Ralph Waldo Emerson died at home on April 27, 1882 at the age of 78. Lidian lived for ten more years, rejoining him in 1892 at the age of 90. The last Emerson to reside in the house was Ellen, who died in 1909. It has been owned and managed as a museum by the Ralph Waldo Emerson Memorial Association (RWEMA) since Edward Emerson’s death in 1930.

Friends Who Came to Visit

  • Abigail May Alcott

    The wife of Bronson and mother of Louisa May, she was an ardent abolitionist and was active in Concord’s Female Anti-Slavery Society. Emerson’s wife Lidian also actively influenced his thinking on abolition.

  • Amos Bronson Alcott

    Educator, Transcendentalist, writer and the father of Louisa May Alcott, he was a close associate of Emerson.

  • Louisa May Alcott

    Author of the American classic Little Women, she greatly admired Emerson, who let her use his library and encouraged her aspirations as a writer.

  • John Brown

    An abolitionist who believed that insurrection and violence were the only way to end slavery. He became a hero to many abolitionists including Emerson and Thoreau. Concord resident Franklin Sanborn was one of Brown's chosen “secret six.”

  • James Elliot Cabot

    A lawyer and indispensable literary assistant to Emerson in his later years, he helped organize Emerson’s papers, and, at the request of the family, wrote the first "official" memoir of Emerson.

  • William Ellery Channing

    Poet, writer, editor, Transcendentalist and a powerful influence on Henry David Thoreau, encouraging him to “build yourself a hut, and there begin the grand process of devouring yourself alive.”

  • Daniel Chester French

    An eminent sculptor whose works include the Lincoln Memorial. Emerson was responsible for French securing his first commission: the Minute Man statue at the Old North Bridge in Concord, commemorating the local militias who fought the British at the start of the American Revolution. French sculpted several likenesses of Emerson, who sat for him in person.

  • Margaret Fuller

    Journalist, writer, Transcendentalist, and women’s rights advocate.


  • Nathaniel Hawthorne

    Writer of literary classics including The Scarlet Letter, House of Seven Gables and Blithedale Romance. While not a Transcendentalist, he was an admirer of Emerson, a neighbor and a frequent companion in walks and conversation.

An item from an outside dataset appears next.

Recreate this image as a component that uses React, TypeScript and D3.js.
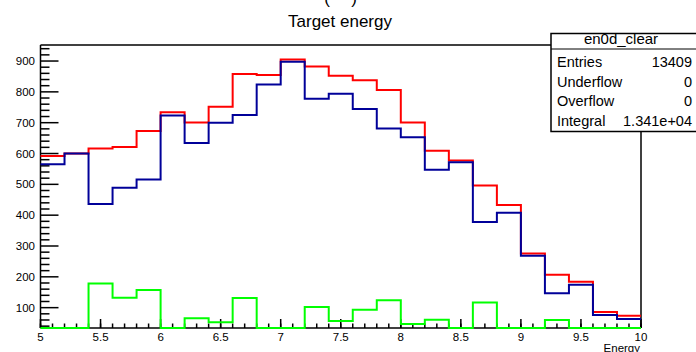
import React from "react";
import * as d3 from "d3";

const binEdgesStart = 5;
const binWidth = 0.2;
const redValues = [592, 600, 616, 621, 673, 734, 701, 752, 858, 855, 905, 882, 852, 838, 806, 701, 609, 577, 496, 433, 276, 207, 184, 86, 74];
const blueValues = [565, 600, 436, 489, 516, 723, 634, 700, 725, 824, 898, 778, 794, 744, 681, 653, 547, 572, 378, 408, 268, 147, 174, 76, 63];
const greenValues = [27, 0, 178, 132, 157, 11, 66, 53, 131, 31, 7, 102, 57, 93, 124, 47, 61, 5, 117, 25, 8, 60, 10, 10, 11];
const yTickLabels = [100, 200, 300, 400, 500, 600, 700, 800, 900];
const xTickLabels = [5, 5.5, 6, 6.5, 7, 7.5, 8, 8.5, 9, 9.5, 10];
const statsTitle = "en0d_clear";
const statsLabels = ["Entries", "Underflow", "Overflow", "Integral"];
const statsValues = ["13409", "0", "0", "1.341e+04"];

const W = 696, H = 352;
const FL = 40.5, FR = 641, FT = 45, FB = 328;
const FONT = "'Liberation Sans', Arial, Helvetica, sans-serif";

export default function App() {
  const x = d3.scaleLinear().domain([5, 10]).range([FL, FR]);
  const y = d3.scaleLinear().domain([34, 952]).range([FB, FT]);

  const stepPath = (vals: number[]) => {
    const yc = (v: number) => y(Math.max(34, Math.min(952, v)));
    const pts: [number, number][] = [];
    vals.forEach((v, i) => {
      const x0 = x(binEdgesStart + i * binWidth);
      const x1 = x(binEdgesStart + (i + 1) * binWidth);
      pts.push([x0, yc(v)]);
      pts.push([x1, yc(v)]);
    });
    return d3.line()(pts) as string;
  };

  const majorY = yTickLabels;
  const minorY = d3.range(40, 952, 20).filter((v) => v % 100 !== 0);
  const majorX = xTickLabels;
  const minorX = d3.range(5, 10.0001, 0.1).map((v) => Math.round(v * 10) / 10);

  const boxL = 551, boxR = 698, boxT = 33.5, boxSep = 49, boxB = 131.5;
  const rowCenters = [62, 81.5, 101, 121];

  return (
    <svg width={W} height={H} style={{ position: "absolute", left: 0, top: 0, background: "#fff" }} fontFamily={FONT}>
      <rect x={0} y={0} width={W} height={H} fill="#fff" />
      <text x={327} y={4} fontSize={17} textAnchor="middle">(</text>
      <text x={354} y={4} fontSize={17} textAnchor="middle">)</text>
      <text x={340} y={27} fontSize={17} textAnchor="middle">Target energy</text>
      <defs>
        <clipPath id="frameClip">
          <rect x={FL - 1} y={FT} width={FR - FL + 2} height={FB - FT + 1.5} />
        </clipPath>
      </defs>
      {/* frame */}
      <line x1={FL} x2={FR} y1={FT} y2={FT} stroke="#000" strokeWidth={1.5} />
      <line x1={FR} x2={FR} y1={FT} y2={FB} stroke="#000" strokeWidth={1.5} />
      <line x1={FL} x2={FL} y1={FT} y2={FB} stroke="#000" strokeWidth={1.5} />
      <line x1={FL} x2={FR} y1={FB} y2={FB} stroke="#000" strokeWidth={1.5} />
      {/* y ticks */}
      {majorY.map((v) => (
        <g key={"my" + v}>
          <line x1={FL} x2={FL + 18} y1={y(v)} y2={y(v)} stroke="#000" strokeWidth={1.5} />
          <text x={35} y={y(v) + 4} fontSize={11.5} textAnchor="end">{v}</text>
        </g>
      ))}
      {minorY.map((v) => (
        <line key={"ny" + v} x1={FL} x2={FL + 9} y1={y(v)} y2={y(v)} stroke="#000" strokeWidth={1.5} />
      ))}
      {/* x ticks */}
      {minorX.map((v) => (
        <line key={"nx" + v} x1={x(v)} x2={x(v)} y1={FB} y2={FB - 4.5} stroke="#000" strokeWidth={1.5} />
      ))}
      {majorX.map((v) => (
        <g key={"mx" + v}>
          <line x1={x(v)} x2={x(v)} y1={FB} y2={FB - 9} stroke="#000" strokeWidth={1.5} />
          <text x={x(v)} y={341} fontSize={11.5} textAnchor="middle">{v}</text>
        </g>
      ))}
      <text x={640} y={352} fontSize={11.5} textAnchor="end">Energy</text>
      {/* histograms */}
      <g clipPath="url(#frameClip)" fill="none" strokeWidth={2}>
        <path d={stepPath(redValues)} stroke="#ff0000" />
        <path d={stepPath(blueValues)} stroke="#000099" />
        <path d={stepPath(greenValues)} stroke="#00ff00" />
      </g>
      {/* stats box */}
      <rect x={boxL} y={boxT} width={boxR - boxL} height={boxB - boxT} fill="#fff" stroke="#000" strokeWidth={1.5} />
      <line x1={boxL} x2={boxR} y1={boxSep} y2={boxSep} stroke="#000" strokeWidth={1} />
      <text x={621} y={44} fontSize={15} textAnchor="middle">{statsTitle}</text>
      {statsLabels.map((l, i) => (
        <g key={l}>
          <text x={557} y={rowCenters[i] + 5} fontSize={14.5}>{l}</text>
          <text x={692} y={rowCenters[i] + 5} fontSize={14.5} textAnchor="end">{statsValues[i]}</text>
        </g>
      ))}
    </svg>
  );
}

  • Elizabeth Sherman Hoar

    The fiancée of Emerson’s brother Charles (who succumbed to tuberculosis before the wedding),  “Aunt Lizzie” was part of the Transcendental Circle and was an important figure in the Emerson family. Emerson referred to her often as “his sister.”

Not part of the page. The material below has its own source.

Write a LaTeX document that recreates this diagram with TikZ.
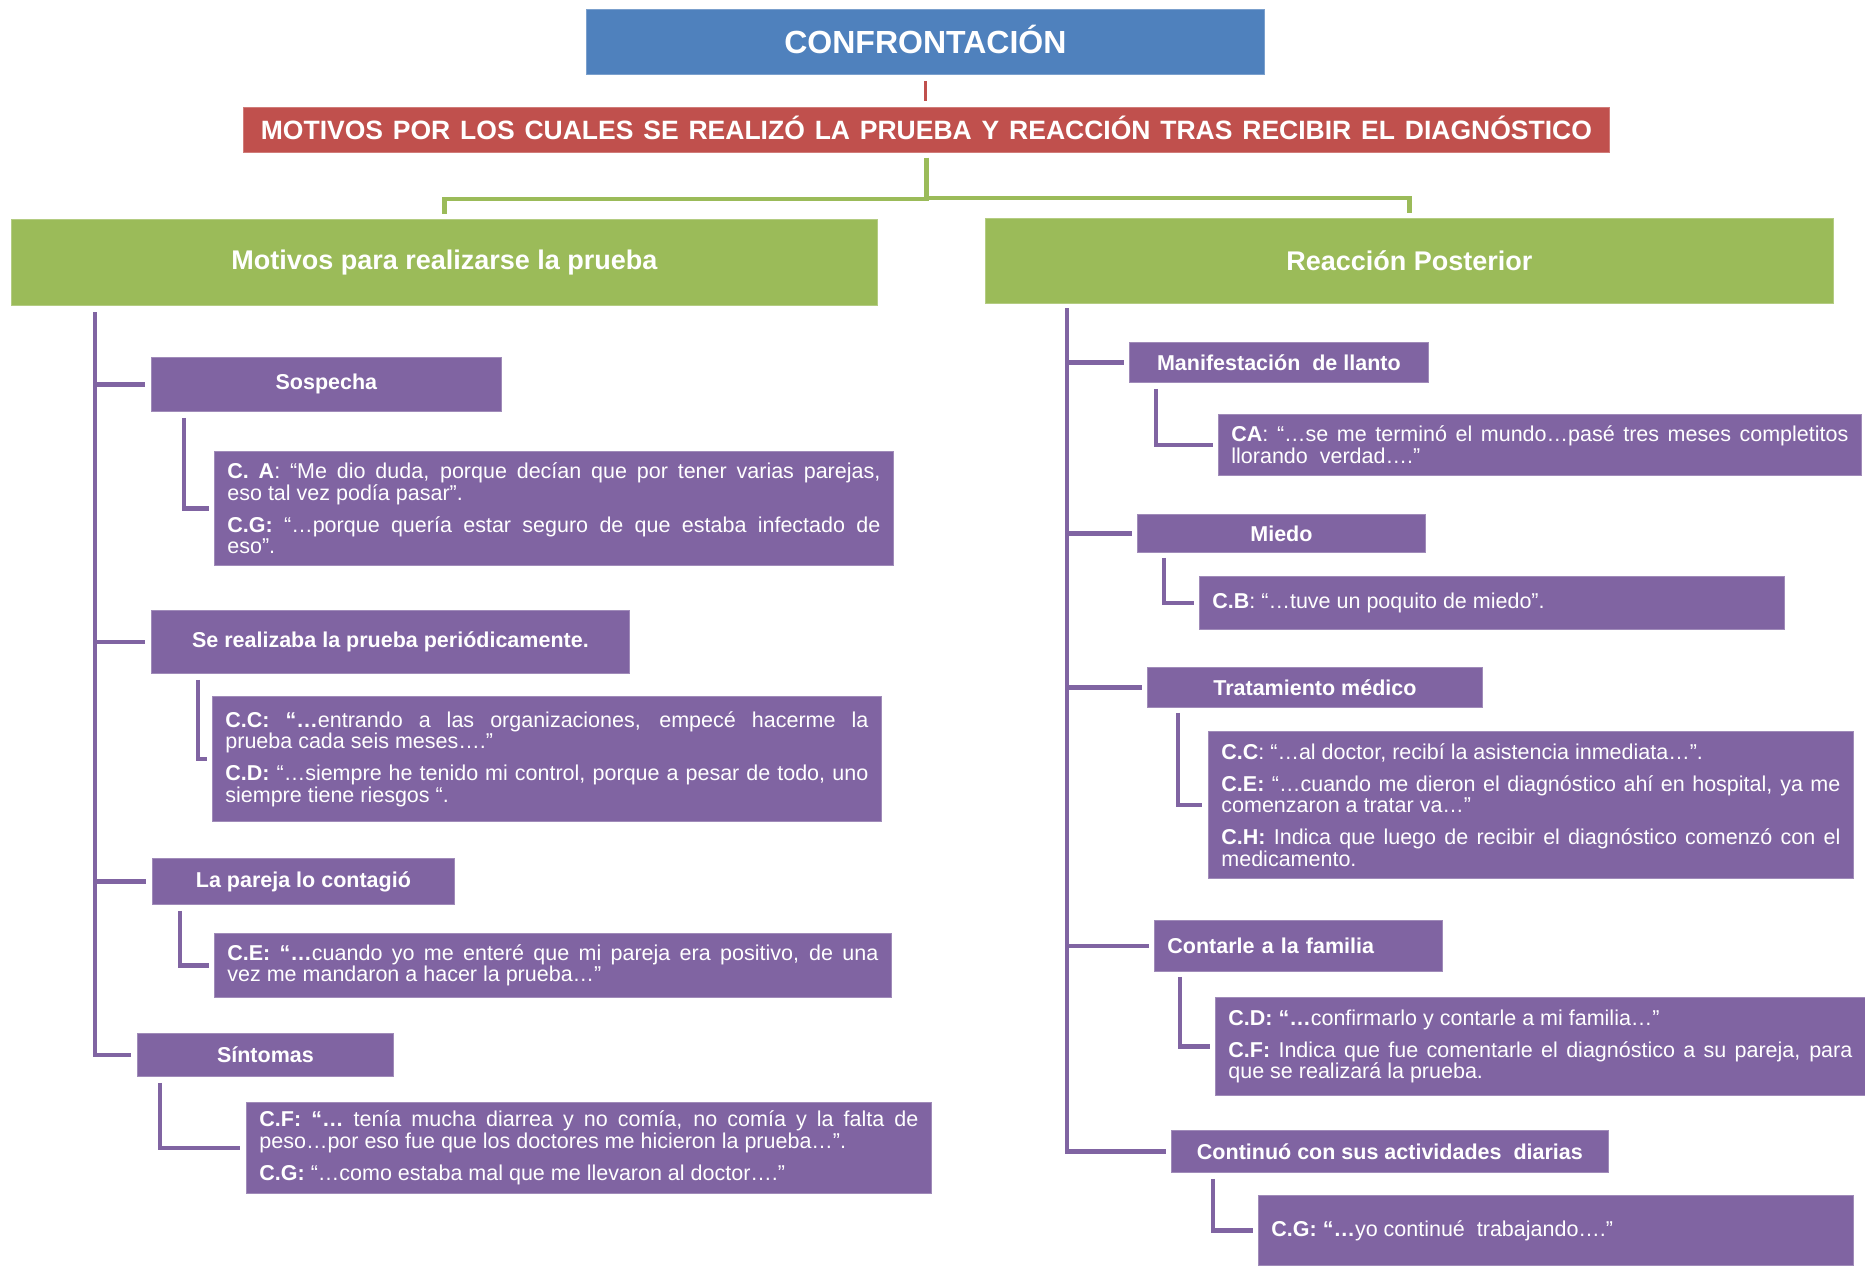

  • Judge Ebenezer R. Hoar

    A Concordian who served as U.S. Attorney General under President Ulysses S. Grant. He was the father of Lizzy Hoar, an abolitionist and a frequent guest at the Emerson home.

  • James Russell Lowell

    Poet, abolitionist and one of the founders of The Atlantic Monthly, along with Emerson, Henry Wadsworth Longfellow and Oliver Wendell Holmes.

  • Horace Mann

    A leading public education reformer, teacher and abolitionist, he was also the brother-in-law of Nathaniel Hawthorne.

  • John Muir

    One of the most famous and influential naturalists and conservationists, whom Emerson met in California in 1871. Muir did not get to Concord until June of 1893, 11 years after Emerson had died. When he visited he laid flowers on Emerson’s grave and dined with Edward Waldo Emerson. The Emerson/Muir meeting in California was momentous for Muir who wrote of Emerson, that he was "the most serene, majestic, sequoia-like soul I ever met.”

  • Theodore Parker

    A Unitarian minister and Transcendentalist, he was an active reformer and abolitionist who inspired many, including Emerson and Abraham Lincoln.


  • Elizabeth Peabody

    A teacher, publisher, abolitionist, member of the Transcendental Club and a founder of the American kindergarten. She published The Dial, and her West Street bookstore in Boston was a central venue for Transcendentalist talks. She also taught in Bronson Alcott’s Temple School and wrote Record of a School about Alcott’s unorthodox educational philosophy and methods.

  • Caroline Sturgis Tappan

    American poet, close friend of Margaret Fuller and a frequent visitor and correspondent of Emerson and Henry James.

  • Henry David Thoreau

    A writer, surveyor, Transcendentalist and close friend of Emerson. He was a member of the Transcendental Club and contributed to The Dial regularly. Thoreau lived with the Emersons at different times, and built his cabin on Emerson’s land at Walden Pond. He stayed at Walden for two years, two months and two days. His book Walden, his account of the experience, is an American classic.

  • Walt Whitman

    An American poet and essayist. Emerson first came in contact with Walt Whitman when Whitman heard him deliver a lecture in New York City, “Nature and the Powers of the Poet”. Whitman self-published Leaves of Grass and sent a copy to Emerson, anonymously. Emerson sent that now famous letter to Whitman, “The most extraordinary piece of wit and wisdom that America has yet contributed”... Also in the letter the often quoted line “I greet you at the beginning of a great career.” Whitman called Emerson “Master”.